The newspaper said the memos were from personnel files for 14 priests.

Files of at least 75 more accused abusers are to become public in coming weeks under the terms of the settlement.

Bishop Curry and the archdiocese apologized for their actions in the handling of abuse reports in statements Jan. 22.

"I wish to acknowledge and apologize for those instances when I made decisions regarding the treatment and disposition of clergy accused of sexual abuse that in retrospect appear inadequate or mistaken," said the bishop, who is assigned to the archdiocesan region around Santa Barbara northwest of Los Angeles.

"Most especially, I wish to express my sympathy to all the victims of sexual abuse by clergy. Like many others, I have come to a clearer understanding over the years of the causes and treatment of sexual abuse," he continued, "and I have fully implemented in my pastoral region the archdiocese's policies and procedures for reporting abuse, screening those who supervise children and abuse prevention training for adults and children."

In its apology, the archdiocese said "no institution has learned more from mistakes made decades ago in dealing with priests who have abused young people than the Archdiocese of Los Angeles."

"We have apologized for the sad and shameful actions of some priests as well as for our inadequate responses in assisting victims and in dealing with perpetrators, the archdiocese said in citing the steps it has since taken to report abuse allegations to law enforcement officials.

"The past cannot be changed, but we have learned from it," the statement said.

The newspaper reported archdiocesan attorney Michael Hennigan said in a statement Jan. 21 that church policy in the late 1980s was to let victims and their families decide whether to go to police.

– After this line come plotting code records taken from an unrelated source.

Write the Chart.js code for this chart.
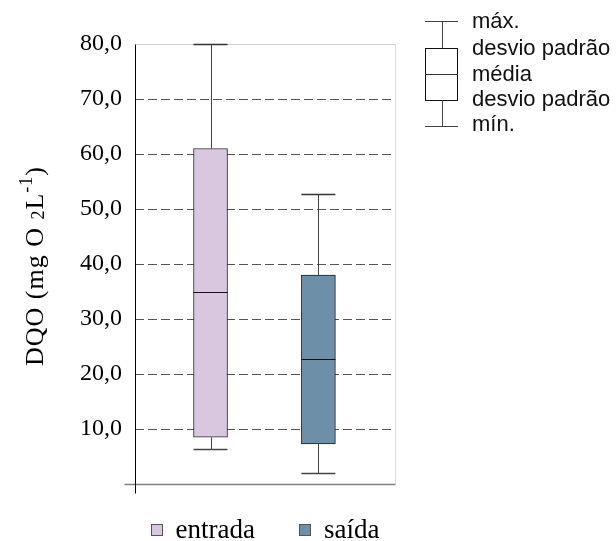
<!DOCTYPE html>
<html>
<head>
<meta charset="utf-8">
<script src="https://cdn.jsdelivr.net/npm/chart.js@4/dist/chart.umd.min.js"></script>
<style>
  html, body { margin: 0; padding: 0; background: #fff; }
  #c { display: block; }
</style>
</head>
<body>
<canvas id="c" width="616" height="541"></canvas>
<script>
// DQO (mg O2 L-1): máx., desvio padrão superior, média, desvio padrão inferior, mín.
const categories = ['entrada', 'saída'];
const positions  = [1, 2];
const maxValues  = [80.0, 52.7];
const upperSD    = [61.0, 38.0];
const meanValues = [34.9, 22.7];
const lowerSD    = [8.5, 7.3];
const minValues  = [6.4, 2.0];
const keyLabels  = ['máx.', 'desvio padrão', 'média', 'desvio padrão', 'mín.'];

const fillColors   = ['#d8c7df', '#6e8fa8'];
const borderColors = ['#2a2a2a', '#1e1e1e'];
const SERIF = '"Liberation Serif", "Times New Roman", serif';
const SANS  = '"Liberation Sans", Arial, sans-serif';

const crisp = v => Math.round(v) + 0.5;

function line(ctx, x1, y1, x2, y2, color, width) {
  ctx.save();
  ctx.strokeStyle = color;
  ctx.lineWidth = width || 1;
  ctx.beginPath();
  ctx.moveTo(x1, y1);
  ctx.lineTo(x2, y2);
  ctx.stroke();
  ctx.restore();
}

// Axis frame: black value axis, grey base line, light top/right border
const framePlugin = {
  id: 'frame',
  beforeDatasetsDraw(chart) {
    const { ctx, chartArea: a } = chart;
    const L = crisp(a.left), R = crisp(a.right), T = crisp(a.top), B = crisp(a.bottom);
    line(ctx, L, T, R, T, '#cfcfcf', 1);
    line(ctx, R, T, R, B, '#dddddd', 1);
    line(ctx, L - 11, B, R, B, '#808080', 1.5);
    line(ctx, L, T, L, B + 9, '#000000', 1);
  }
};

// Whiskers (mín./máx.) and mean line on top of each floating bar
const whiskerPlugin = {
  id: 'whiskers',
  afterDatasetsDraw(chart) {
    const { ctx } = chart;
    const ys = chart.scales.y;
    chart.data.datasets.forEach((ds, i) => {
      const bar = chart.getDatasetMeta(i).data[0];
      if (!bar) return;
      const x = crisp(bar.x);
      const hw = bar.width / 2;
      const yMax = crisp(ys.getPixelForValue(maxValues[i]));
      const yUp  = ys.getPixelForValue(upperSD[i]);
      const yMean = crisp(ys.getPixelForValue(meanValues[i]));
      const yLo  = ys.getPixelForValue(lowerSD[i]);
      const yMin = crisp(ys.getPixelForValue(minValues[i]));
      line(ctx, x, yUp, x, yMax, '#444', 1);
      line(ctx, bar.x - hw, yMax, bar.x + hw, yMax, '#333', 1.3);
      line(ctx, x, yLo, x, yMin, '#444', 1);
      line(ctx, bar.x - hw, yMin, bar.x + hw, yMin, '#444', 1.3);
      line(ctx, bar.x - hw, yMean, bar.x + hw, yMean, '#111', 1);
    });
  }
};

// Axis title, bottom legend and the box-plot key
const textPlugin = {
  id: 'texts',
  afterDraw(chart) {
    const { ctx, chartArea: a } = chart;

    // y-axis title with subscript and superscript
    const parts = [
      { t: 'DQO (mg O ', size: 26, dy: 0 },
      { t: '2', size: 18, dy: 1 },
      { t: 'L', size: 26, dy: 0 },
      { t: '-1', size: 18, dy: -11 },
      { t: ')', size: 26, dy: 0 }
    ];
    ctx.save();
    ctx.letterSpacing = '1px';
    let total = 0;
    parts.forEach(p => { ctx.font = p.size + 'px ' + SERIF; p.w = ctx.measureText(p.t).width; total += p.w; });
    ctx.translate(43, (a.top + a.bottom) / 2 + 2);
    ctx.rotate(-Math.PI / 2);
    ctx.fillStyle = '#000';
    ctx.textBaseline = 'alphabetic';
    let cx = -total / 2;
    parts.forEach(p => {
      ctx.font = p.size + 'px ' + SERIF;
      ctx.fillText(p.t, cx, p.dy);
      cx += p.w;
    });
    ctx.restore();

    // legend under the plot
    ctx.save();
    ctx.font = '27px ' + SERIF;
    const box = 12, gapText = 13, gapItem = 44;
    const items = chart.data.datasets.map(ds => ({ label: ds.label, fill: ds.backgroundColor, w: ctx.measureText(ds.label).width }));
    let width = 0;
    items.forEach((it, i) => { width += box + gapText + it.w + (i ? gapItem : 0); });
    let lx = (a.left + a.right) / 2 - width / 2;
    const boxTop = 524, baseline = 538;
    items.forEach(it => {
      const bx = Math.round(lx);
      ctx.fillStyle = it.fill;
      ctx.fillRect(bx, boxTop, box, box);
      ctx.strokeStyle = '#555';
      ctx.lineWidth = 1;
      ctx.strokeRect(bx + 0.5, boxTop + 0.5, box - 1, box - 1);
      ctx.fillStyle = '#000';
      ctx.textBaseline = 'alphabetic';
      ctx.fillText(it.label, lx + box + gapText, baseline);
      lx += box + gapText + it.w + gapItem;
    });
    ctx.restore();

    // key: box-plot symbol with descriptions
    const kx = 425, kw = 33, kc = crisp(kx + kw / 2);
    const kTop = 21.5, kBoxTop = 48.5, kMid = 74.5, kBoxBot = 100.5, kBot = 126.5;
    line(ctx, kx, kTop, kx + kw, kTop, '#444', 1);
    line(ctx, kc, kTop, kc, kBoxTop, '#444', 1);
    ctx.save();
    ctx.fillStyle = '#fff';
    ctx.fillRect(kx, kBoxTop, kw, kBoxBot - kBoxTop);
    ctx.strokeStyle = '#111';
    ctx.lineWidth = 1;
    ctx.strokeRect(kx + 0.5, kBoxTop, kw - 1, kBoxBot - kBoxTop);
    ctx.restore();
    line(ctx, kx, kMid, kx + kw, kMid, '#333', 1);
    line(ctx, kc, kBoxBot, kc, kBot, '#444', 1);
    line(ctx, kx, kBot, kx + kw, kBot, '#444', 1);

    ctx.save();
    ctx.font = '22px ' + SANS;
    ctx.fillStyle = '#111';
    ctx.textBaseline = 'alphabetic';
    const baselines = [28, 55, 81, 106, 131];
    keyLabels.forEach((t, i) => ctx.fillText(t, 472, baselines[i]));
    ctx.restore();
  }
};

new Chart(document.getElementById('c'), {
  type: 'bar',
  data: {
    datasets: categories.map((c, i) => ({
      label: c,
      data: [{ x: positions[i], y: [lowerSD[i], upperSD[i]] }],
      backgroundColor: fillColors[i],
      borderColor: borderColors[i],
      borderWidth: 1,
      borderSkipped: false,
      barThickness: 34,
      grouped: false
    }))
  },
  options: {
    responsive: false,
    animation: false,
    devicePixelRatio: 1,
    layout: { padding: { top: 44, right: 221, bottom: 57, left: 0 } },
    plugins: { legend: { display: false }, tooltip: { enabled: false } },
    scales: {
      x: { type: 'linear', min: 0.3, max: 2.71, offset: false, display: false },
      y: {
        min: 0,
        max: 80,
        ticks: {
          stepSize: 10,
          padding: 13,
          color: '#000',
          font: { family: SERIF, size: 24 },
          callback: v => (v === 0 ? '' : v.toFixed(1).replace('.', ','))
        },
        grid: {
          drawTicks: false,
          lineWidth: 1,
          color: c => (c.tick && c.tick.value > 0 && c.tick.value < 80 ? '#555' : 'rgba(0,0,0,0)')
        },
        border: { display: false, dash: [9, 4] },
        afterFit(scale) { scale.width = 135; }
      }
    }
  },
  plugins: [framePlugin, whiskerPlugin, textPlugin]
});
</script>
</body>
</html>
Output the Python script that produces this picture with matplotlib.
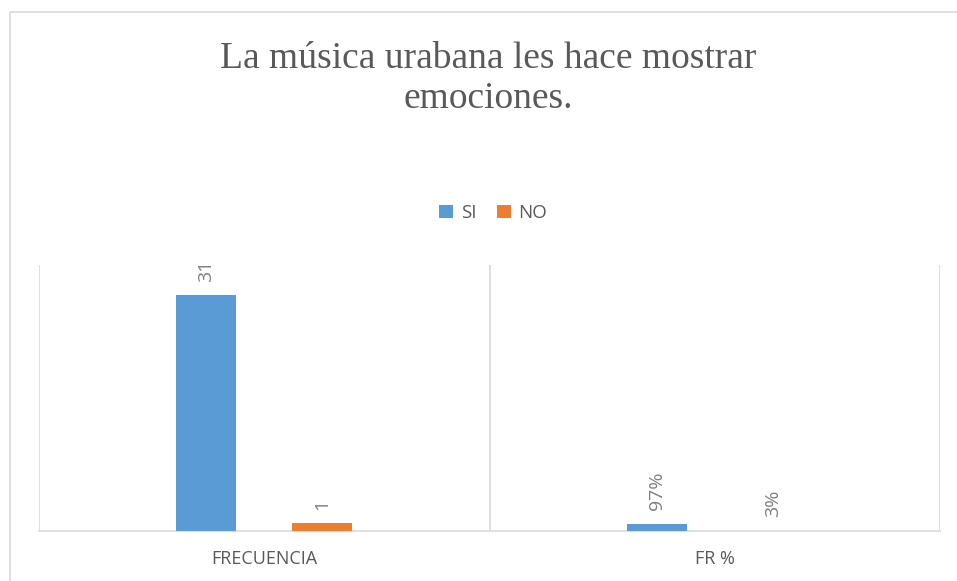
import matplotlib
matplotlib.use("Agg")
import matplotlib.pyplot as plt
from matplotlib.patches import Rectangle
import numpy as np

categories = ["FRECUENCIA", "FR %"]
series_names = ["SI", "NO"]
si_values = [31, 0.97]
no_values = [1, 0.03]
si_labels = ["31", "97%"]
no_labels = ["1", "3%"]
title = "La música urabana les hace mostrar\nemociones."

blue = "#5B9BD5"
orange = "#ED7D31"
text_grey = "#595959"
grid_grey = "#D9D9D9"

W, H = 957, 581
fig = plt.figure(figsize=(W / 100, H / 100), dpi=100)
fig.patch.set_facecolor("white")

# outer chart border
fig.add_artist(Rectangle((9.5 / W, -0.05), 1.2, (H - 12.5) / H + 0.05,
                         transform=fig.transFigure, fill=False,
                         edgecolor=grid_grey, linewidth=1.2))

left, right = 39 / W, 940 / W
bottom, top = (H - 531) / H, (H - 265) / H
ax = fig.add_axes([left, bottom, right - left, top - bottom])

x = np.arange(len(categories))
bw = 0.133
off = 0.129
b1 = ax.bar(x - off, si_values, bw, color=blue, label=series_names[0], zorder=3)
b2 = ax.bar(x + off, no_values, bw, color=orange, label=series_names[1], zorder=3)

for rects, labels in ((b1, si_labels), (b2, no_labels)):
    for r, lab in zip(rects, labels):
        ax.annotate(lab, (r.get_x() + r.get_width() / 2, r.get_height()),
                    xytext=(0, 10), textcoords="offset points",
                    rotation=90, ha="center", va="bottom",
                    fontsize=14, color="#7F7F7F", family="Open Sans")

ax.set_xlim(-0.5, 1.5)
ax.set_ylim(0, 35)
ax.set_yticks([])
ax.set_xticks(x)
ax.set_xticklabels(categories, fontsize=13, color=text_grey, family="Open Sans")
ax.tick_params(axis="x", length=0, pad=14)
for xv in [-0.5, 0.5, 1.5]:
    ax.axvline(xv, color=grid_grey, linewidth=1.2, zorder=1)
for s in ["top", "left", "right"]:
    ax.spines[s].set_visible(False)
ax.spines["bottom"].set_color(grid_grey)
ax.spines["bottom"].set_linewidth(1.2)

fig.text(488 / W, 1 - 79 / H, title, ha="center", va="center",
         fontsize=27, color=text_grey, family="Liberation Serif",
         linespacing=1.2)

leg = fig.legend(handles=[b1, b2], labels=series_names, loc="center",
                 bbox_to_anchor=(493 / W, 1 - 213 / H), ncol=2, frameon=False,
                 handlelength=0.75, handleheight=0.75,
                 handletextpad=0.4, columnspacing=1.1,
                 prop={"family": "Open Sans", "size": 13.5})
for t in leg.get_texts():
    t.set_color(text_grey)

fig.savefig("out.png", dpi=100, facecolor="white")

"Not surprisingly, the families of victims frequently did not wish to report to police and have their child become the center of a public prosecution," he said.

Hennigan also said that memos from that era "sometimes focused more on the needs of the perpetrator than on the serious harm that had been done to the victims."

"That is part of the past. We are embarrassed and at times ashamed by parts of the past. But we are proud of our progress, which is continuing," Hennigan said.

Cardinal Mahony's statement, released through the archdiocese, said steps to safeguard "all children in the church began here in 1987 and progressed year by year as we learned more about those who abused and the ineffectiveness of so-called 'treatments' at the time."

"Nonetheless, even as we began to confront the problem, I remained naive myself about the full and lasting impact these horrible acts would have on the lives of those who were abused by men who were supposed to be spiritual guides," Cardinal Mahony said.